In modo innovativo, la scena non è intesa come spazio di rappresentazione: è completamente vuota, al centro di essa un solo uomo  (ma sarebbe meglio dire un uomo solo), dei cubi e nient’altro; intorno a lui “immagini”, di se stesso e del mondo che si materializzano attraverso le sue parole e i suoi pensieri.

Sono le 7 e 47 e sta aspettando infreddolito l’autobus per  recarsi al lavoro, ma l’attesa si fa sempre più interminabile, insostenibile, ed egli sfoga via via  tutta la sua impazienza e, nel contempo, la sua alienazione di impiegato frustrato che non ama il suo lavoro, di marito che non ama sua moglie (anzi lei lo tradisce con suo fratello), di padre mancato che non ama (anche se ci prova ) il figlio che la donna ha avuto da una precedente relazione; si mette a nudo e “si dice” una buona volta come stanno le cose, scopre così di essere un inetto, che si lascia vivere e vede la sua esistenza scorrergli davanti agli occhi.

Ma il tempo passa e l’attesa diventa sempre più il pretesto per un’intima confessione al pubblico (attento, partecipe ed emozionato, adire il vero), il quale si trova davanti un uomo fragile e vittima delle sue ossessioni, ma in definitiva un piccolo uomo, mediocre e codardo, la cui vita è fatta di azioni sempre uguali a se stesse e che fugge dai sentimenti (prima di tutti l’amore) per paura della sofferenza.

Il dubbio che il suo sia tutto un delirio è inevitabile, forse iI suo ragionamento è solo il sogno di una mente disturbata, un inganno frutto delle sue neurosi… fatto sta che il fantomatico autobus  non passa e lui ha sempre più freddo.
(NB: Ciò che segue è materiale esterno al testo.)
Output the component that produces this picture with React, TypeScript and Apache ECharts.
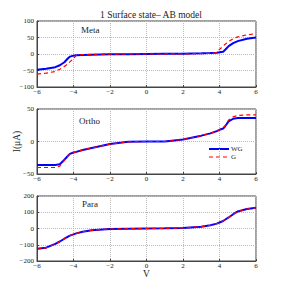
import React, { useEffect, useRef } from "react";
import * as echarts from "echarts";

const titleText = "1 Surface state\u2013 AB model";
const panelNames = ["Meta", "Ortho", "Para"];
const legendNames = ["WG", "G"];
const xTicks = { min: -6, max: 6, interval: 2 };

const xs = [-6, -5.5, -5, -4.75, -4.5, -4.3, -4.2, -4, -3.85, -3.5, -3, -2, -1, 0, 1, 2, 3, 3.5, 3.85, 4, 4.2, 4.3, 4.5, 4.75, 5, 5.5, 6];

const metaWG = [-48, -45, -40, -34, -25, -13, -8, -5, -4, -3, -2, -1, -0.5, 0, 0.5, 1, 2, 3, 4, 5, 7, 12, 24, 33, 39, 46, 50];
const metaG = [-61, -58, -53, -46, -38, -29, -24, -14, -4, -2, -1, -0.5, 0, 0, 0, 0.5, 1, 2, 4, 14, 24, 29, 38, 46, 52, 58, 62];

const orthoWG = [-36, -36, -36, -35, -28, -22, -19, -17, -16, -13, -10, -4, -0.5, 0, 0, 3, 9, 12.5, 16, 18, 20, 23, 31, 35, 36, 36, 36];
const orthoG = [-40, -40, -40, -38, -29, -22, -19, -17, -16, -13, -10, -4, -0.5, 0, 0, 3, 9, 12.5, 16, 18, 21, 24, 33, 38, 40, 41, 41];

const paraWG = [-125, -118, -95, -80, -63, -50, -44, -36, -30, -20, -11, -3, -1, 0, 1, 3, 11, 20, 30, 37, 46, 54, 68, 88, 105, 120, 127];
const paraG = [-126, -119, -96, -80, -63, -50, -44, -36, -30, -20, -11, -3, -1, 0, 1, 3, 11, 20, 30, 37, 46, 54, 68, 88, 105, 120, 127];

const yRanges = [
  { min: -100, max: 100, interval: 50 },
  { min: -50, max: 50, interval: 50 },
  { min: -200, max: 200, interval: 100 },
];

const wgSets = [metaWG, orthoWG, paraWG];
const gSets = [metaG, orthoG, paraG];

const FONT = "'Liberation Serif', 'DejaVu Serif', serif";
const BLUE = "#0000ff";
const RED = "#ff0000";

const pairs = (ys: number[]) => xs.map((x, i) => [x, ys[i]]);
const fmt = (v: number) => String(v).replace("-", "\u2212");

const grids = [
  { left: 37, top: 21, width: 219, height: 66 },
  { left: 37, top: 109, width: 219, height: 65 },
  { left: 37, top: 196, width: 219, height: 65 },
];

export default function App() {
  const ref = useRef<HTMLDivElement>(null);
  useEffect(() => {
    if (!ref.current) return;
    const chart = echarts.init(ref.current, null, { renderer: "svg" });
    const axisCommon = {
      axisLine: { show: true, onZero: false, lineStyle: { color: "#444", width: 1 } },
      axisTick: { show: true, inside: true, length: 2, lineStyle: { color: "#444" } },
      splitLine: { show: true, lineStyle: { color: "#bbb", type: "dotted", width: 1 } },
      axisLabel: { fontFamily: FONT, fontSize: 7, lineHeight: 7, color: "#222", formatter: fmt },
    };
    const series: any[] = [];
    for (let i = 0; i < 3; i++) {
      series.push({
        name: legendNames[0],
        type: "line",
        xAxisIndex: i,
        yAxisIndex: i,
        data: pairs(wgSets[i]),
        showSymbol: false,
        symbol: "none",
        lineStyle: { color: BLUE, width: 2 },
        itemStyle: { color: BLUE },
        z: 2,
      });
      series.push({
        name: legendNames[1],
        type: "line",
        xAxisIndex: i,
        yAxisIndex: i,
        data: pairs(gSets[i]),
        showSymbol: false,
        symbol: "none",
        lineStyle: { color: RED, width: 1.2, type: [4, 3] },
        itemStyle: { color: RED },
        z: 3,
      });
    }
    const legendGraphic: any[] = [];
    legendNames.forEach((n, k) => {
      const y = 149 + k * 8;
      legendGraphic.push({
        type: "line",
        shape: { x1: 209, y1: y, x2: 229, y2: y },
        style: k === 0 ? { stroke: BLUE, lineWidth: 2 } : { stroke: RED, lineWidth: 1.2, lineDash: [4, 3] },
      });
      legendGraphic.push({
        type: "text",
        x: 231,
        y: y,
        style: { text: n, fontFamily: FONT, fontSize: 7, fill: "#222", verticalAlign: "middle" },
      });
    });
    chart.setOption({
      animation: false,
      backgroundColor: "#ffffff",
      title: {
        text: titleText,
        left: 146,
        top: 5,
        textAlign: "center",
        textStyle: { fontFamily: FONT, fontSize: 9.5, fontWeight: "normal", color: "#222" },
      },
      grid: grids.map((g) => ({ ...g, show: true, borderColor: "#444", borderWidth: 1, backgroundColor: "transparent" })),
      xAxis: grids.map((_, i) => ({
        type: "value",
        gridIndex: i,
        ...xTicks,
        ...axisCommon,
        axisLabel: { ...axisCommon.axisLabel, margin: 1 },
        name: i === 2 ? "V" : "",
        nameLocation: "middle",
        nameGap: 8,
        nameMoveOverlap: false,
        nameTextStyle: { fontFamily: FONT, fontSize: 9.5, lineHeight: 10, color: "#222", verticalAlign: "top" },
      })),
      yAxis: grids.map((_, i) => ({
        type: "value",
        gridIndex: i,
        ...yRanges[i],
        ...axisCommon,
        axisLabel: { ...axisCommon.axisLabel, margin: 3 },
        name: i === 1 ? "I(\u03bcA)" : "",
        nameLocation: "middle",
        nameRotate: 90,
        nameGap: 15,
        nameMoveOverlap: false,
        nameTextStyle: { fontFamily: FONT, fontSize: 9.5, color: "#222" },
      })),
      graphic: [
        ...panelNames.map((n, i) => ({
          type: "text",
          left: [81, 79, 82][i],
          top: [25, 116, 199][i],
          style: { text: n, fontFamily: FONT, fontSize: 9, fill: "#222" },
        })),
        ...legendGraphic,
      ],
      series,
    });
    return () => chart.dispose();
  }, []);
  return (
    <div
      ref={ref}
      style={{ position: "fixed", left: 0, top: 0, width: 283, height: 291, background: "#fff" }}
    />
  );
}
L’unica soluzione allora sarebbe il suicidio; ma togliersi la vita, paradossalmente, implica una grande energia vitale, una notevole consapevolezza e se non la si possiede, inevitabilmente, si è condannati a una vita tiepida ed ipocrita. Ecco che, finalmente,  decide di  compiere un atto risolutivo e drammatico, forse ultimo gesto di ribellione verso se stesso, un disperato tentativo di cambiare vita.

Cristian Ruiz in Neurosi delle 7 e 47

Il testo, in perfetto stile pirandelliano,  esplora con finezza i lati più celati e perturbanti del protagonista, rimasti nascosti dietro il perbenismo di una società borghese, e riesce ad esprimerne gli  aspetti più  ironici e grotteschi, con l’intento di far emergere il ritratto dell’uomo contemporaneo sempre più alienato, privo ormai di una identità definita, tanto che l’“essere” equivale al “non essere”.

Cristian Ruiz,  performer straordinario e protagonista di numerosi spettacoli di successo e di tanto teatro musicale, si cimenta in questa prima vera importante ed impegnativa prova d’attore, da  solo al centro del palco,  tratteggia e racconta splendidamente le neurosi non solo di un uomo, ma dell’uomo in generale, mostrandosi davvero preparato e ferratissimo nella difficile arte del monologo.